In years past we've had the same doe's and all have had minimal bleeding for maybe a week after kidding, it wasn't bright red and it wasn't hardly anything of concern. But it's what we considered normal.

This year we purchased a new doe (3rd freshener-already bred-top quality), she kidded perfectly on Feb. 8th 2010 at 12noon - healthy triplets of excellent size. The placenta passed right away, within an hour at most. She's done an excellent job of raising all three babies just fine. But as week two post-kidding approached I still noticed bright red blood, some darker looking, but mostly bright red. I realize two weeks is not that big of a deal for "recovery", but it's the fact that it's still bright red and hasn't lessened any.
Should I be concerned? She's getting extra vitamins & electrolytes PLUS a small amount of Goat Power Punch every few days to help compensate. I also gave her a tiny bit of CMPK -Calcium- this week too, it seemed to perk her up some...although she's not really "off". She just looks a little "rough", maybe thin?

Notes: She's actually seperated with her babies, so I know she hasn't been hurt by the herd at all. She gets lots of rich green alfalfa and Timothy hay, plus a daily mix of Ultra Show Goat 18% protein grain, whole oats, Boss, plus a sprinkle of minerals & sea kelp meal on top.

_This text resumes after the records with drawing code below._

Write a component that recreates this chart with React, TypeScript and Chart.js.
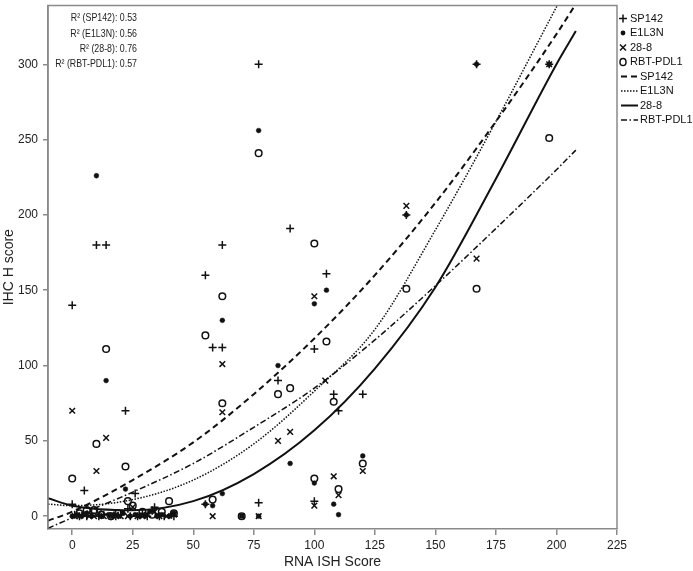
import React, { useEffect, useRef } from 'react';
import { Chart, registerables } from 'chart.js';

Chart.register(...registerables);

// ---------- data ----------
const X_TICKS = [0, 25, 50, 75, 100, 125, 150, 175, 200, 225];
const Y_TICKS = [0, 50, 100, 150, 200, 250, 300];

const SERIES_NAMES = ['SP142', 'E1L3N', '28-8', 'RBT-PDL1'];
const R2_LABELS = ['R² (SP142): 0.53', 'R² (E1L3N): 0.56', 'R² (28-8): 0.76', 'R² (RBT-PDL1): 0.57'];

const SP142_X = [0, 10, 14, 0, 5, 22, 26, 23, 34, 55, 62, 58, 62, 55, 77, 77, 85, 90, 100, 105, 108, 110, 120, 100, 138, 167, 197, 1, 3, 6, 8, 11, 13, 16, 18, 20, 24, 27, 29, 31, 33, 36, 38, 41, 42];
const SP142_Y = [140, 180, 180, 8, 17, 70, 15, 5, 6, 160, 180, 112, 112, 8, 300, 9, 90, 191, 111, 161, 81, 70, 81, 10, 200, 300, 300, 1, 0, 0, 2, 0, 1, 0, 0, 1, 0, 0, 2, 0, 4, 0, 0, 1, 0];

const E1L3N_X = [10, 14, 22, 62, 62, 55, 58, 70, 77, 77, 85, 90, 100, 100, 105, 108, 110, 120, 138, 167, 197, 0, 2, 4, 6, 8, 12, 15, 17, 19, 21, 24, 26, 28, 30, 32, 35, 37, 40, 42];
const E1L3N_Y = [226, 90, 18, 130, 15, 8, 7, 0, 256, 0, 100, 35, 141, 22, 150, 8, 1, 40, 200, 300, 300, 0, 1, 0, 2, 0, 0, 1, 0, 0, 2, 0, 1, 0, 0, 3, 0, 1, 0, 2];

const A288_X = [0, 10, 14, 62, 62, 58, 77, 85, 90, 100, 100, 104.5, 108, 110, 120, 138, 167, 197, 1, 3, 5, 7, 9, 11, 13, 16, 18, 20, 23, 25, 27, 29, 31, 34, 36, 39, 42, 70];
const A288_Y = [70, 30, 52, 101, 69, 0, 0, 50, 56, 146, 7, 90, 26.5, 14, 30, 206, 171, 300, 0, 0, 1, 0, 0, 2, 0, 0, 1, 0, 0, 6, 0, 0, 1, 3, 0, 0, 1, 0];

const RBT_X = [0, 10, 14, 22, 23, 40, 55, 58, 62, 62, 70, 77, 85, 90, 100, 100, 105, 108, 110, 120, 138, 167, 197, 3, 6, 9, 12, 16, 19, 25, 29, 33, 37, 42];
const RBT_Y = [25, 48, 111, 33, 10, 10, 120, 11, 146, 75, 0, 241, 81, 85, 181, 25, 116, 76, 18, 35, 151, 151, 251, 2, 4, 4, 1, 0, 2, 7, 3, 1, 3, 2];

// fitted curves
const FIT_X = [-10, 0, 25, 50, 75, 100, 125, 150, 175, 200, 208];
const FIT_SP142 = [-3, 3, 24, 49, 81, 118, 160, 208, 262, 320, 340];
const FIT_E1L3N = [8, 7, 11, 24, 48, 83, 124, 190, 262, 338, 362];
const FIT_288 = [12, 7, 4, 10, 28, 57, 98, 152, 224, 300, 322];
const FIT_RBT = [-8, -1, 16, 35, 59, 85, 117, 153, 191, 230, 243];

// ---------- styling ----------
const INK = '#111111';
const FRAME = '#8a8a8a';
const FONT = '"Liberation Sans", Arial, sans-serif';
const DASH_SP142 = [6, 4];
const DASH_E1L3N = [1.5, 1.5];
const DASH_288: number[] = [];
const DASH_RBT = [6, 2.5, 1.5, 2.5];

const toPts = (xs: number[], ys: number[]) => xs.map((x, i) => ({ x, y: ys[i] }));

function drawMarker(ctx: CanvasRenderingContext2D, kind: number, x: number, y: number) {
  ctx.save();
  ctx.strokeStyle = INK;
  ctx.fillStyle = INK;
  ctx.lineWidth = 1.5;
  ctx.setLineDash([]);
  ctx.beginPath();
  if (kind === 0) {
    ctx.moveTo(x - 4, y); ctx.lineTo(x + 4, y);
    ctx.moveTo(x, y - 4); ctx.lineTo(x, y + 4);
    ctx.stroke();
  } else if (kind === 1) {
    ctx.arc(x, y, 2.4, 0, Math.PI * 2);
    ctx.fill();
  } else if (kind === 2) {
    ctx.moveTo(x - 3, y - 3); ctx.lineTo(x + 3, y + 3);
    ctx.moveTo(x + 3, y - 3); ctx.lineTo(x - 3, y + 3);
    ctx.stroke();
  } else {
    ctx.ellipse(x, y, 3, 3.6, 0, 0, Math.PI * 2);
    ctx.stroke();
  }
  ctx.restore();
}

const decorPlugin = {
  id: 'decor',
  afterDraw(chart: any) {
    const { ctx, chartArea } = chart;
    const { left, right, top, bottom } = chartArea;
    ctx.save();
    // frame (top, left, right)
    ctx.strokeStyle = FRAME;
    ctx.lineWidth = 1.5;
    ctx.beginPath();
    ctx.moveTo(left, bottom);
    ctx.lineTo(left, top);
    ctx.lineTo(right, top);
    ctx.lineTo(right, bottom);
    ctx.stroke();

    // R² annotations (slightly condensed face)
    ctx.fillStyle = '#222';
    ctx.font = `10.5px ${FONT}`;
    ctx.textAlign = 'right';
    ctx.textBaseline = 'middle';
    R2_LABELS.forEach((t, i) => {
      ctx.save();
      ctx.translate(left + 89, top + 13 + i * 15.2);
      ctx.scale(0.84, 1);
      ctx.fillText(t, 0, 0);
      ctx.restore();
    });

    // legend
    const lx = right + 6;
    const ly = top + 13;
    const step = 14.5;
    ctx.font = `11px ${FONT}`;
    ctx.textAlign = 'left';
    ctx.fillStyle = '#111';
    SERIES_NAMES.forEach((name, i) => {
      const y = ly + i * step;
      drawMarker(ctx, i, lx, y);
      ctx.fillStyle = '#111';
      ctx.fillText(name, lx + 7, y);
    });
    const dashes = [DASH_SP142, DASH_E1L3N, DASH_288, DASH_RBT];
    const widths = [2, 1.5, 2, 1.5];
    SERIES_NAMES.forEach((name, i) => {
      const y = ly + (i + 4) * step;
      ctx.save();
      ctx.strokeStyle = INK;
      ctx.lineWidth = widths[i];
      ctx.setLineDash(dashes[i]);
      ctx.beginPath();
      ctx.moveTo(lx - 2, y);
      ctx.lineTo(lx + 15, y);
      ctx.stroke();
      ctx.restore();
      ctx.fillStyle = '#111';
      ctx.fillText(name, lx + 17, y);
    });
    ctx.restore();
  },
};

export default function App() {
  const ref = useRef<HTMLCanvasElement>(null);
  useEffect(() => {
    if (!ref.current) return;
    const fitDs = (label: string, ys: number[], dash: number[], w: number) => ({
      label,
      data: toPts(FIT_X, ys),
      showLine: true,
      pointRadius: 0,
      borderColor: INK,
      backgroundColor: INK,
      borderWidth: w,
      borderDash: dash,
      cubicInterpolationMode: 'monotone' as const,
    });
    const chart = new Chart(ref.current, {
      type: 'scatter',
      data: {
        datasets: [
          fitDs('SP142 fit', FIT_SP142, DASH_SP142, 2),
          fitDs('E1L3N fit', FIT_E1L3N, DASH_E1L3N, 1.5),
          fitDs('28-8 fit', FIT_288, DASH_288, 2),
          fitDs('RBT-PDL1 fit', FIT_RBT, DASH_RBT, 1.5),
          {
            label: SERIES_NAMES[0], data: toPts(SP142_X, SP142_Y), pointStyle: 'cross',
            pointRadius: 4, borderColor: INK, backgroundColor: INK, pointBorderWidth: 1.5,
          },
          {
            label: SERIES_NAMES[1], data: toPts(E1L3N_X, E1L3N_Y), pointStyle: 'circle',
            pointRadius: 2.4, borderColor: INK, backgroundColor: INK, pointBorderWidth: 0.5,
          },
          {
            label: SERIES_NAMES[2], data: toPts(A288_X, A288_Y), pointStyle: 'crossRot',
            pointRadius: 4, borderColor: INK, backgroundColor: INK, pointBorderWidth: 1.5,
          },
          {
            label: SERIES_NAMES[3], data: toPts(RBT_X, RBT_Y), pointStyle: 'circle',
            pointRadius: 3.3, borderColor: INK, backgroundColor: 'rgba(255,255,255,0)', pointBorderWidth: 1.5,
          },
        ] as any,
      },
      options: {
        animation: false,
        responsive: false,
        maintainAspectRatio: false,
        events: [],
        layout: { padding: { left: 0, right: 76, top: 2, bottom: 0 } },
        plugins: { legend: { display: false }, tooltip: { enabled: false } },
        scales: {
          x: {
            type: 'linear',
            min: -10,
            max: 225,
            afterBuildTicks: (axis: any) => { axis.ticks = X_TICKS.map((v) => ({ value: v })); },
            afterFit: (s: any) => { s.height = 42; s.paddingLeft = 0; s.paddingRight = 0; },
            ticks: { color: '#222', font: { size: 12, family: FONT }, padding: 3, maxRotation: 0, autoSkip: false },
            grid: { drawOnChartArea: false, drawTicks: true, tickLength: 6, color: FRAME, lineWidth: 1.5 },
            border: { color: FRAME, width: 1.5 },
            title: { display: true, text: 'RNA ISH Score', color: '#222', font: { size: 14, family: FONT }, padding: { top: 0, bottom: 0 } },
          },
          y: {
            type: 'linear',
            min: -8.5,
            max: 339,
            afterBuildTicks: (axis: any) => { axis.ticks = Y_TICKS.map((v) => ({ value: v })); },
            afterFit: (s: any) => { s.width = 48; s.paddingTop = 0; s.paddingBottom = 0; },
            ticks: { color: '#222', font: { size: 12, family: FONT }, padding: 5, autoSkip: false },
            grid: { drawOnChartArea: false, drawTicks: true, tickLength: 5, color: FRAME, lineWidth: 1.5 },
            border: { color: FRAME, width: 1.5 },
            title: { display: true, text: 'IHC H score', color: '#222', font: { size: 14, family: FONT }, padding: { top: 1, bottom: 0 } },
          },
        },
      } as any,
      plugins: [decorPlugin],
    });
    return () => chart.destroy();
  }, []);
  return (
    <div style={{ position: 'absolute', left: 0, top: 0, width: 693, height: 571, background: '#fff' }}>
      <canvas ref={ref} width={693} height={571} style={{ display: 'block', width: 693, height: 571 }} />
    </div>
  );
}
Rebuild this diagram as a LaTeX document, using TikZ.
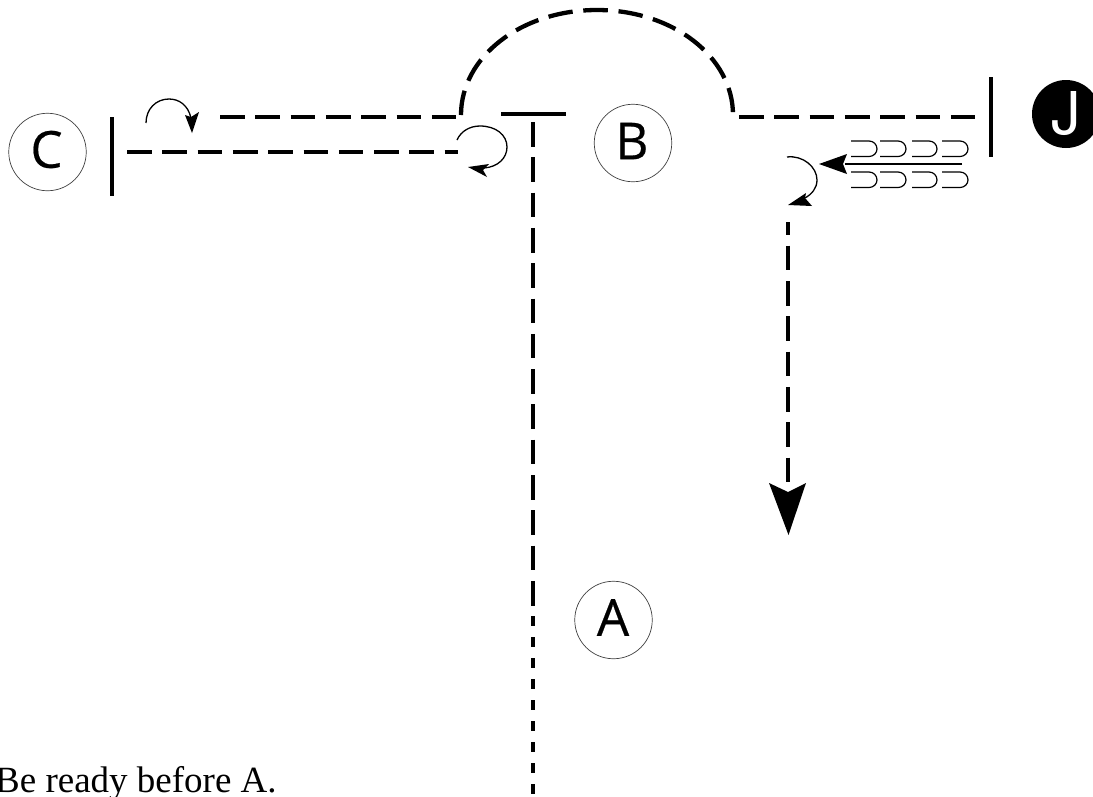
\documentclass[tikz,border=0pt]{standalone}
\usepackage{fontspec}
\setmainfont{Liberation Serif}
\newfontfamily\lab[FakeBold=0.4]{Open Sans}
\newfontfamily\jlab{TeX Gyre Heros}
\tikzset{
  dashline/.style={line width=4.3pt,dash pattern=on 24.6pt off 10.7pt},
  shortdash/.style={line width=4.3pt,dash pattern=on 10.4pt off 10.6pt},
  barline/.style={line width=4.2pt},
  ring/.style={circle,draw=black!75,line width=0.7pt,minimum size=77.5pt,inner sep=0pt},
  ringtext/.style={inner sep=0pt,font=\lab\fontsize{51}{51}\selectfont},
  curl/.style={line width=1.3pt},
  hook/.style={line width=1.2pt}
}
\begin{document}
\begin{tikzpicture}[x=1pt,y=-1pt]
\path[use as bounding box] (0,0) rectangle (1093,796);
% labelled rings
\node[ring] (C) at (47.5,152) {};
\node[ring] (B) at (633,143) {};
\node[ring] (A) at (613.5,620) {};
\node[ringtext] (Ct) at (46.5,149.5) {C};
\node[ringtext] (Bt) at (632,141) {B};
\node[ringtext] (At) at (613,617.5) {A};
\node[circle,fill=black,minimum size=68pt,inner sep=0pt] (J) at (1066,114) {};
\node[inner sep=0pt,text=white,font=\jlab\fontsize{59}{59}\selectfont] (Jt) at (1066,114) {J};
% bars
\coordinate (cbarT) at (112,117); \coordinate (cbarB) at (112,196);
\coordinate (jbarT) at (991,77); \coordinate (jbarB) at (991,157);
\coordinate (tL) at (501,114); \coordinate (tR) at (566,114);
\draw[barline] (cbarT) -- (cbarB);
\draw[barline] (jbarT) -- (jbarB);
\draw[barline] (tL) -- (tR);
% dashed lines
\coordinate (c1) at (127,152); \coordinate (c2) at (458,152);
\coordinate (u1) at (220,117); \coordinate (u2) at (457,117);
\coordinate (r1) at (739,117); \coordinate (r2) at (976,117);
\coordinate (v1) at (533,122); \coordinate (v2) at (533,606.5);
\coordinate (v3) at (533,616); \coordinate (v4) at (533,796);
\draw[dashline] (c1) -- (c2);
\draw[dashline] (u1) -- (u2);
\draw[dashline] (r1) -- (r2);
\draw[dashline] (v1) -- (v2);
\draw[shortdash] (v3) -- (v4);
% arc
\coordinate (a1) at (461,115); \coordinate (a2) at (733,115);
\draw[dashline] (a1) .. controls (461,57) and (521,10) .. (597,10) .. controls (673,10) and (733,57) .. (a2);
% long arrow
\coordinate (d1) at (788,222); \coordinate (d2) at (788,482.5);
\draw[line width=4.3pt,dash pattern=on 24.6pt off 10.7pt,dash phase=11.6pt] (d1) -- (d2);
\coordinate (dt) at (788.5,535);
\fill (dt) -- (769,483) -- (788,492) -- (806,483) -- cycle;
% curl top-left
\coordinate (k1) at (146,123); \coordinate (k2) at (191,118);
\draw[curl] (k1) .. controls (146,109) and (156,99) .. (169,99) .. controls (179,99) and (188,105) .. (k2);
\fill (192,133) -- (185,115) -- (191,117) -- (199,112) -- cycle;
% curl middle
\coordinate (m1) at (457,140); \coordinate (m2) at (484,168);
\draw[curl] (m1) .. controls (461,131) and (470,126) .. (480,126) .. controls (496,126) and (507,135) .. (507,147) .. controls (507,158) and (498,167) .. (m2);
\fill (468,167) -- (489,164) -- (483,170) -- (487,177) -- cycle;
% curl right
\coordinate (n1) at (787,157); \coordinate (n2) at (805,198);
\draw[curl] (n1) .. controls (803,155) and (817,167) .. (817,180) .. controls (817,188) and (812,194) .. (n2);
\fill (788,205) -- (806,193) -- (805,198) -- (812,206) -- cycle;
% hairpins
\foreach \xa/\xb in {851/877,880/906,912/937,942/968}{
  \foreach \ya in {141,172}{
    \draw[hook] (\xa,\ya) -- (\xb-8,\ya) .. controls (\xb-3.5,\ya) and (\xb,\ya+3.5) .. (\xb,\ya+8) .. controls (\xb,\ya+12) and (\xb-3.5,\ya+15.5) .. (\xb-8,\ya+15.5) -- (\xa,\ya+15.5);
  }
}
\coordinate (s1) at (962,164); \coordinate (s2) at (845,164);
\draw[line width=1.4pt] (s1) -- (s2);
\fill (819,164) -- (847,154) -- (843,164) -- (847,174) -- cycle;
% caption
\node[anchor=base west,inner sep=0pt,font=\fontsize{37}{37}\selectfont] (cap) at (-5,792) {Be ready before A.};
\end{tikzpicture}
\end{document}
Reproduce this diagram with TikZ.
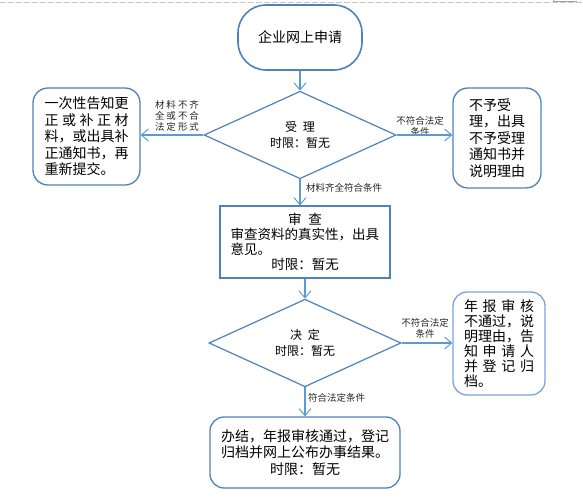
\documentclass[tikz,border=0pt]{standalone}
\usepackage{fontspec}
\setmainfont{Noto Sans CJK SC}
\usetikzlibrary{shapes.geometric,arrows.meta}
\definecolor{boxblue}{RGB}{79,129,189}
\definecolor{lightblue}{RGB}{120,165,220}
\definecolor{linkblue}{RGB}{91,155,213}
\definecolor{pagegray}{RGB}{200,200,200}
\tikzset{
  roundbox/.style={draw=boxblue, line width=1.3pt, fill=white, rounded corners=15pt, inner sep=0pt, align=left},
  plainbox/.style={draw=boxblue, line width=1.1pt, fill=white, inner sep=0pt},
  decide/.style={diamond, draw=boxblue, line width=1.2pt, fill=white, inner sep=0pt, align=center,
    font=\fontsize{12}{16.5}\selectfont},
  link/.style={draw=linkblue, line width=1.2pt, -{Straight Barb[length=7pt,width=12pt,line width=1pt]}},
  lbl/.style={inner sep=0pt, font=\fontsize{9.5}{11}\selectfont, text=black!85},
}
\begin{document}
\begin{tikzpicture}[x=1pt,y=-1pt]
\useasboundingbox (0,0) rectangle (583,502);
% page artefacts
\draw[pagegray, line width=1pt, dash pattern=on 6pt off 2pt] (0,2.5) -- (583,2.5);
\draw[pagegray!80!black, line width=1pt] (553,0) -- (553,2) -- (577,2);

% nodes
\node[roundbox, rounded corners=28pt, line width=1.6pt, minimum width=124pt, minimum height=65pt, align=center,
  font=\fontsize{14}{16.5}\selectfont] (start) at (300,37.5) {企业网上申请};

\node[decide, minimum width=192pt, minimum height=84pt] (d1) at (300,135) {受\hspace{0.5em}理\\时限：暂无};

\node[roundbox, minimum width=107pt, minimum height=97pt, font=\fontsize{14}{16.5}\selectfont] (lb) at (86.5,136.5)
  {一次性告知更\\\makebox[6em][s]{正\hfill 或\hfill 补\hfill 正\hfill 材}\\料，或出具补\\正通知书，再\\重新提交。};

\node[roundbox, minimum width=88pt, minimum height=100pt, font=\fontsize{14}{16.5}\selectfont] (rb1) at (497,138)
  {不予受\\理，出具\\不予受理\\通知书并\\说明理由};

\node[plainbox, minimum width=170pt, minimum height=72pt, font=\fontsize{13.5}{15}\selectfont] (review) at (305,242)
  {\parbox{149pt}{\centering 审\hspace{0.5em}查\\\makebox[149pt][l]{审查资料的真实性，出具}\\\makebox[149pt][l]{意见。}\\时限：暂无}};

\node[decide, minimum width=192pt, minimum height=84pt] (d2) at (305,343) {决\hspace{0.5em}定\\时限：暂无};

\node[roundbox, draw=lightblue, rounded corners=14pt, minimum width=92pt, minimum height=103pt, font=\fontsize{14}{15}\selectfont] (rb2) at (499,343.5)
  {\makebox[5em][s]{年\hfill 报\hfill 审\hfill 核}\\不通过，说\\明理由，告\\\makebox[5em][s]{知\hfill 申\hfill 请\hfill 人}\\\makebox[5em][s]{并\hfill 登\hfill 记\hfill 归}\\档。};

\node[roundbox, rounded corners=14pt, minimum width=190pt, minimum height=71pt, align=center, font=\fontsize{14}{16.5}\selectfont] (final) at (305,452.5)
  {办结，年报审核通过，登记\\归档并网上公布办事结果。\\时限：暂无};

% labels
\node[lbl, align=left] (l1) at (177,116)
  {\makebox[44pt][s]{材\hfill 料\hfill 不\hfill 齐}\\\makebox[44pt][s]{全\hfill 或\hfill 不\hfill 合}\\\makebox[44pt][s]{法\hfill 定\hfill 形\hfill 式}};
\node[lbl, align=center] (l2) at (420,126) {不符合法定\\条件};
\node[lbl, anchor=west] (l3) at (306,188) {材料齐全符合条件};
\node[lbl, align=center] (l4) at (425,328) {不符合法定\\条件};
\node[lbl, anchor=west] (l5) at (308,398) {符合法定条件};

% connectors
\draw[link] (start.south) -- (d1.north);
\draw[link] (d1.west) -- (d1.west -| lb.east);
\draw[link] (d1.east) -- (d1.east -| rb1.west);
\draw[link] (d1.south) -- (d1.south |- review.north);
\draw[link] (review.south) -- (d2.north);
\draw[link] (d2.east) -- (d2.east -| rb2.west);
\draw[link] (d2.south) -- (final.north);
\end{tikzpicture}
\end{document}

Any advice??? Should I just keep watching? At what point should I be very concerned?? Is there anything (over-the-counter) that you would suggest I give her? 
Thank you so much in advance


----------



## StaceyRosado (Oct 5, 2007)

yah thats normal -- each goat will be different. if it last longer then 3 weeks you have something to be concerned about but 2 weeks isnt a big deal


----------



## Bellafire Farm (Jan 5, 2010)

Thank you for your reply Stacey!
Whew, I was hoping it was still in the norm.

Odd that none of our others have ever bled like that, but they are completely different breeding, and maybe that has something to do with it? Interesting.

I will definitely be keeping an eye on her. Three weeks will be March 1st. Do you think "ALL" of the bleeding should clear up by then, or just that it should turn darker by then?

My black doe kidded just a few days ago & you can hardly even tell (except for the adorable little tag-along that is).


----------